Veteran football administrator Ndumiso Gumede, the Highlanders FC president, who played a key role in acquiring the club’s offices along Robert Mugabe Way as well as the club house, said he is a product of vibrant pre-independence youth clubs.
“Prior to independence, BCC had youth clubs and I’m a product of Inyathi in Mpopoma. These (youth clubs) were abandoned when central government directed that beer profits be sent to Harare, so I am told. So a system that produced the Ndlovu brothers, Lawrence Phiri, Barry Daka and many others was abandoned. The clubs didn’t only do sports but we had varied life skills taught there like dancing, debating and excursions,” said Gumede.
He said there is no need to “reinvent the wheel” and urged council to employ competent youth officers to run the youth centres.
The Sports and Recreation Commission trained competent administrators through its Community Sports Development Programme (CSDP).
Gumede is, however, against leasing stadiums to clubs.
“It’s not a solution. Clubs can’t afford the overheads to maintain the stadia given their shoe string budgets.”
On how Highlanders acquired the club house after independence, Gumede said:
“Having travelled to Egypt early after our independence and seen the infrastructure at Zamalek FC and other clubs, I was impressed and thought that Bosso could emulate that. This is why the club house is called Highlanders Sports Club, not football club. Our vision then was Bosso could spread its wings to other disciplines hence we had boxing, volleyball, rugby, basketball, netball, chess, darts and table tennis.
“All three pitches at the club house were grassed and player friendly way back. But through neglect and vandalism they were left to rot. They were not meant to be used by juniors per se, but by all teams. Further the grounds were open for hire to other clubs, particularly social clubs.”
Gumede said he hopes future club administrators will improve on focus and complete projects that were planned way back.
Bosso’s former camping house in Luveve, popularly known as Hotel California, is a good case of a good vision.
The club would not be ‘camping’ in hotels at exorbitant costs if the project had been followed through and completed.
“Perhaps if they can go to Naturana (South African club Kaizer Chiefs’ complex), they may begin to see the possibility of fulfilling the original vision,” said Gumede.
Sam Dzvimbu, SRC coordinator for Bulawayo, said they envisage a BCC with a sports policy aligned to the Government’s sports policy.
He noted that the Government through the SRC had played a critical part in having some of Bulawayo’s facilities getting a facelift through hosting major sports events in the city such as the 1995 All-Africa Games, Cosafa tournaments that the Government guaranteed and the 2014 AUSC Region 5 Under-20 Youth Games.
Dzvimbu said BCC should return to the 1956 to 1985 policy during which they had a vibrant recreational development policy.
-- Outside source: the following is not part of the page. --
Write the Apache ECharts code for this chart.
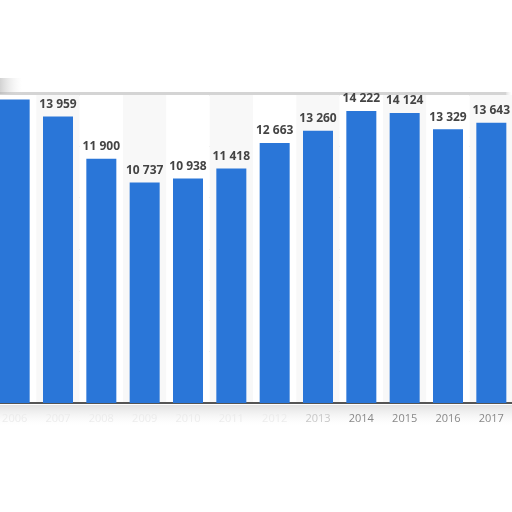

“During the period 1956-1985, the city’s youth centres thrived, but thereafter these centres failed to continue churning out sporting icons at the same rate. The way forward is for all councils, Bulawayo included, to revisit the 1956-1985 era blueprint to revive sports departments run by sports qualified personnel so that Bulawayo returns to its heydays of full utilisation of these sports facilities,” said Dzvimbu.
He also doesn’t believe in leasing out facilities.
“Leasing of council recreational facilities is an interesting subject. Do PSL, Zifa or clubs have the capacity to run such facilities? Council must continue taking its responsibility to provide facilities to residents as enshrined in the Urban Councils Act,” said Dzvumbu.
He said besides concentrating on facilities, the post independence era has seen development of sports administrators who have gone beyond the country’s borders and made a real contribution to sports in Africa and beyond.
Among acclaimed sports administrators Zimbabwe has produced are current Youth, Sport, Arts and Recreational Minister Kirsty Coventry and Zimpapers board chairperson Tommy Sithole who served at the International Olympic Committee and Stanley Mutoya, chief executive officer of AUSC Region 5. — @ZililoR.